## Given instruction
Write out the material exactly, without any of its pictures.

## Recorded information

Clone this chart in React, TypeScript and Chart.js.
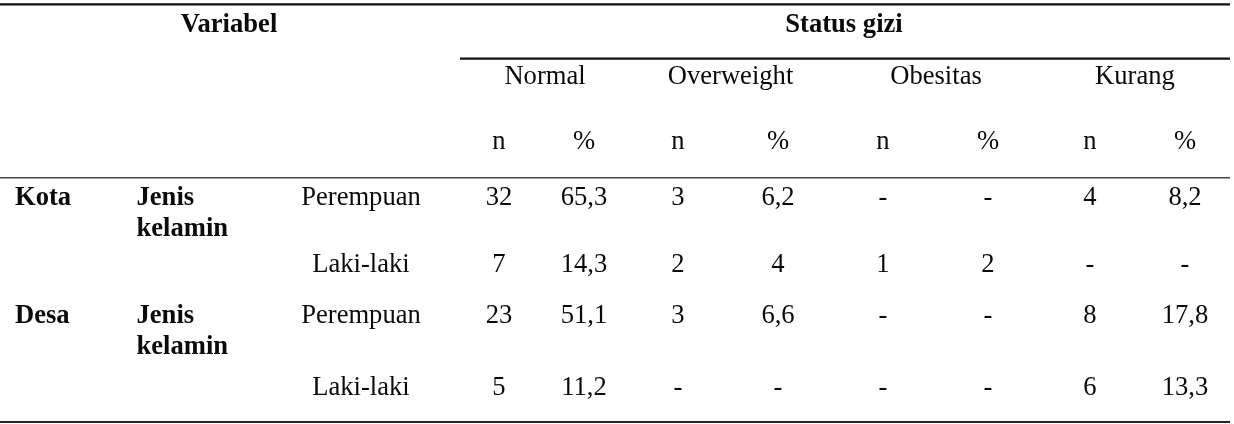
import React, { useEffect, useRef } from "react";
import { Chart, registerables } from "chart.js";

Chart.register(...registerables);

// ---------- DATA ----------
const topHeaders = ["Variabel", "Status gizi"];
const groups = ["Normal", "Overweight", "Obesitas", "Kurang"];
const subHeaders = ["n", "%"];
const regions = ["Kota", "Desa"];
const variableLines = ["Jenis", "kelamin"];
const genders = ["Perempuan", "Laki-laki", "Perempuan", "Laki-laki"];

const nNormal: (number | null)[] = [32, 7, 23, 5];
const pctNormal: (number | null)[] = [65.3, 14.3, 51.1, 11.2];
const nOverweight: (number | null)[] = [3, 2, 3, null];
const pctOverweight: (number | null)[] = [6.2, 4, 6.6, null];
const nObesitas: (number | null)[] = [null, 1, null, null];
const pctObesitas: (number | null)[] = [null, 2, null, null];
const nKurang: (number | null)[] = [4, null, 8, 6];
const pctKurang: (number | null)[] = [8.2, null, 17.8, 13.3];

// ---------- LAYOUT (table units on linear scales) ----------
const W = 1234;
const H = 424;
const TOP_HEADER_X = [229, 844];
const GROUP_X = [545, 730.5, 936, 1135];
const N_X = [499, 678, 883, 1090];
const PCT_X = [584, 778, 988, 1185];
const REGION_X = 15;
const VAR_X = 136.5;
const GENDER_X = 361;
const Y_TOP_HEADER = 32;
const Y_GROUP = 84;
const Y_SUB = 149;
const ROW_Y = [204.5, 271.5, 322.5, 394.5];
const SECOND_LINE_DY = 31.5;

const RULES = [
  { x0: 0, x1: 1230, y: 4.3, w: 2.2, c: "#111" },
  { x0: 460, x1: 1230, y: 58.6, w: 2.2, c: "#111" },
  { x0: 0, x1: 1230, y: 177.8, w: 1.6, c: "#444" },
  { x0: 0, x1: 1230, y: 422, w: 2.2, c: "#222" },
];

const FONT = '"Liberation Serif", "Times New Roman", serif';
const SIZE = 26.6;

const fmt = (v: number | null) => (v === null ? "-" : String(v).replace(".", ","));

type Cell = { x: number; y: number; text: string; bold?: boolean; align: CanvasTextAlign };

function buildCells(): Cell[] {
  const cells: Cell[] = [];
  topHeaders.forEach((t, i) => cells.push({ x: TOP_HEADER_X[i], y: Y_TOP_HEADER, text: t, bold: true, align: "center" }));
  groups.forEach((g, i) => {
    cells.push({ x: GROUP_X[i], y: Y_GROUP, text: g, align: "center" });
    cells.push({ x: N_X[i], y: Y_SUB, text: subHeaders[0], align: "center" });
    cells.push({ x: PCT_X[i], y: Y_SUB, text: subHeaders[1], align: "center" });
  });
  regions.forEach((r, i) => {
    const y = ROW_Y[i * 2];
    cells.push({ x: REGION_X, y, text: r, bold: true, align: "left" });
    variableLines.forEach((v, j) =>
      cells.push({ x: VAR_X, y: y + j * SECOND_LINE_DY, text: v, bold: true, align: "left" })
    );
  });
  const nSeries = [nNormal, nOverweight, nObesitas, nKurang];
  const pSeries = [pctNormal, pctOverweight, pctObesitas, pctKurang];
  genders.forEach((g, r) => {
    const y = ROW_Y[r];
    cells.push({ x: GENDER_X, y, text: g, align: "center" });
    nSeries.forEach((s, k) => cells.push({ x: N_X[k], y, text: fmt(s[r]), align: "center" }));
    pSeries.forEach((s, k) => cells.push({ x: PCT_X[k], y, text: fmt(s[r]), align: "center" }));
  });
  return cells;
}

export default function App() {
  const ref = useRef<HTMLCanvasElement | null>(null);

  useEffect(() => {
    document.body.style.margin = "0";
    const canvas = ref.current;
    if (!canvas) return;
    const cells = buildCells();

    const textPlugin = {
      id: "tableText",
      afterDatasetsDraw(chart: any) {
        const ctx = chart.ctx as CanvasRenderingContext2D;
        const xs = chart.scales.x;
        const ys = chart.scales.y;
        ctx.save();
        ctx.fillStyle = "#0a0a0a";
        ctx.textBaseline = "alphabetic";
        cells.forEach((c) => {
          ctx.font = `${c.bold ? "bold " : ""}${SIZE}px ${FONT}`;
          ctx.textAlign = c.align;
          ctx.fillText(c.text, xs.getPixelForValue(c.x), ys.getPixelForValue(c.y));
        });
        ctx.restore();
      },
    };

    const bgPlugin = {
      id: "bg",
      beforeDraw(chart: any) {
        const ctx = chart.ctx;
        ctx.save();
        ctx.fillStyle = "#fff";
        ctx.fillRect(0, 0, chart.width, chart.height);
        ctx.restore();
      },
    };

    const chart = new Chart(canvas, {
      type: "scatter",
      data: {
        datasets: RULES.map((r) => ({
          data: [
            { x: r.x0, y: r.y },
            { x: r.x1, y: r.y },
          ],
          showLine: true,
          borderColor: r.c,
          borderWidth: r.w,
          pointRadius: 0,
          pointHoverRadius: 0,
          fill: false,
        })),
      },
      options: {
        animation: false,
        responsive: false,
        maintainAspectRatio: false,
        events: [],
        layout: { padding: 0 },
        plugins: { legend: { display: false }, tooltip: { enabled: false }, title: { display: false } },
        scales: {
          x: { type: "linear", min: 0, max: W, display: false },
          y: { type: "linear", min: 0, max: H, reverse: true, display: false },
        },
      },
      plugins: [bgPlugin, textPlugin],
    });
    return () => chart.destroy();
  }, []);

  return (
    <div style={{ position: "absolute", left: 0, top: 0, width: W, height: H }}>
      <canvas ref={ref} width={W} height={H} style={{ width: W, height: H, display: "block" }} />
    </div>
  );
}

## Answer for this exercise
Clone this chart in React, TypeScript and Chart.js.
import React, { useEffect, useRef } from "react";
import { Chart, registerables } from "chart.js";

Chart.register(...registerables);

// ---------- DATA ----------
const topHeaders = ["Variabel", "Status gizi"];
const groups = ["Normal", "Overweight", "Obesitas", "Kurang"];
const subHeaders = ["n", "%"];
const regions = ["Kota", "Desa"];
const variableLines = ["Jenis", "kelamin"];
const genders = ["Perempuan", "Laki-laki", "Perempuan", "Laki-laki"];

const nNormal: (number | null)[] = [32, 7, 23, 5];
const pctNormal: (number | null)[] = [65.3, 14.3, 51.1, 11.2];
const nOverweight: (number | null)[] = [3, 2, 3, null];
const pctOverweight: (number | null)[] = [6.2, 4, 6.6, null];
const nObesitas: (number | null)[] = [null, 1, null, null];
const pctObesitas: (number | null)[] = [null, 2, null, null];
const nKurang: (number | null)[] = [4, null, 8, 6];
const pctKurang: (number | null)[] = [8.2, null, 17.8, 13.3];

// ---------- LAYOUT (table units on linear scales) ----------
const W = 1234;
const H = 424;
const TOP_HEADER_X = [229, 844];
const GROUP_X = [545, 730.5, 936, 1135];
const N_X = [499, 678, 883, 1090];
const PCT_X = [584, 778, 988, 1185];
const REGION_X = 15;
const VAR_X = 136.5;
const GENDER_X = 361;
const Y_TOP_HEADER = 32;
const Y_GROUP = 84;
const Y_SUB = 149;
const ROW_Y = [204.5, 271.5, 322.5, 394.5];
const SECOND_LINE_DY = 31.5;

const RULES = [
  { x0: 0, x1: 1230, y: 4.3, w: 2.2, c: "#111" },
  { x0: 460, x1: 1230, y: 58.6, w: 2.2, c: "#111" },
  { x0: 0, x1: 1230, y: 177.8, w: 1.6, c: "#444" },
  { x0: 0, x1: 1230, y: 422, w: 2.2, c: "#222" },
];

const FONT = '"Liberation Serif", "Times New Roman", serif';
const SIZE = 26.6;

const fmt = (v: number | null) => (v === null ? "-" : String(v).replace(".", ","));

type Cell = { x: number; y: number; text: string; bold?: boolean; align: CanvasTextAlign };

function buildCells(): Cell[] {
  const cells: Cell[] = [];
  topHeaders.forEach((t, i) => cells.push({ x: TOP_HEADER_X[i], y: Y_TOP_HEADER, text: t, bold: true, align: "center" }));
  groups.forEach((g, i) => {
    cells.push({ x: GROUP_X[i], y: Y_GROUP, text: g, align: "center" });
    cells.push({ x: N_X[i], y: Y_SUB, text: subHeaders[0], align: "center" });
    cells.push({ x: PCT_X[i], y: Y_SUB, text: subHeaders[1], align: "center" });
  });
  regions.forEach((r, i) => {
    const y = ROW_Y[i * 2];
    cells.push({ x: REGION_X, y, text: r, bold: true, align: "left" });
    variableLines.forEach((v, j) =>
      cells.push({ x: VAR_X, y: y + j * SECOND_LINE_DY, text: v, bold: true, align: "left" })
    );
  });
  const nSeries = [nNormal, nOverweight, nObesitas, nKurang];
  const pSeries = [pctNormal, pctOverweight, pctObesitas, pctKurang];
  genders.forEach((g, r) => {
    const y = ROW_Y[r];
    cells.push({ x: GENDER_X, y, text: g, align: "center" });
    nSeries.forEach((s, k) => cells.push({ x: N_X[k], y, text: fmt(s[r]), align: "center" }));
    pSeries.forEach((s, k) => cells.push({ x: PCT_X[k], y, text: fmt(s[r]), align: "center" }));
  });
  return cells;
}

export default function App() {
  const ref = useRef<HTMLCanvasElement | null>(null);

  useEffect(() => {
    document.body.style.margin = "0";
    const canvas = ref.current;
    if (!canvas) return;
    const cells = buildCells();

    const textPlugin = {
      id: "tableText",
      afterDatasetsDraw(chart: any) {
        const ctx = chart.ctx as CanvasRenderingContext2D;
        const xs = chart.scales.x;
        const ys = chart.scales.y;
        ctx.save();
        ctx.fillStyle = "#0a0a0a";
        ctx.textBaseline = "alphabetic";
        cells.forEach((c) => {
          ctx.font = `${c.bold ? "bold " : ""}${SIZE}px ${FONT}`;
          ctx.textAlign = c.align;
          ctx.fillText(c.text, xs.getPixelForValue(c.x), ys.getPixelForValue(c.y));
        });
        ctx.restore();
      },
    };

    const bgPlugin = {
      id: "bg",
      beforeDraw(chart: any) {
        const ctx = chart.ctx;
        ctx.save();
        ctx.fillStyle = "#fff";
        ctx.fillRect(0, 0, chart.width, chart.height);
        ctx.restore();
      },
    };

    const chart = new Chart(canvas, {
      type: "scatter",
      data: {
        datasets: RULES.map((r) => ({
          data: [
            { x: r.x0, y: r.y },
            { x: r.x1, y: r.y },
          ],
          showLine: true,
          borderColor: r.c,
          borderWidth: r.w,
          pointRadius: 0,
          pointHoverRadius: 0,
          fill: false,
        })),
      },
      options: {
        animation: false,
        responsive: false,
        maintainAspectRatio: false,
        events: [],
        layout: { padding: 0 },
        plugins: { legend: { display: false }, tooltip: { enabled: false }, title: { display: false } },
        scales: {
          x: { type: "linear", min: 0, max: W, display: false },
          y: { type: "linear", min: 0, max: H, reverse: true, display: false },
        },
      },
      plugins: [bgPlugin, textPlugin],
    });
    return () => chart.destroy();
  }, []);

  return (
    <div style={{ position: "absolute", left: 0, top: 0, width: W, height: H }}>
      <canvas ref={ref} width={W} height={H} style={{ width: W, height: H, display: "block" }} />
    </div>
  );
}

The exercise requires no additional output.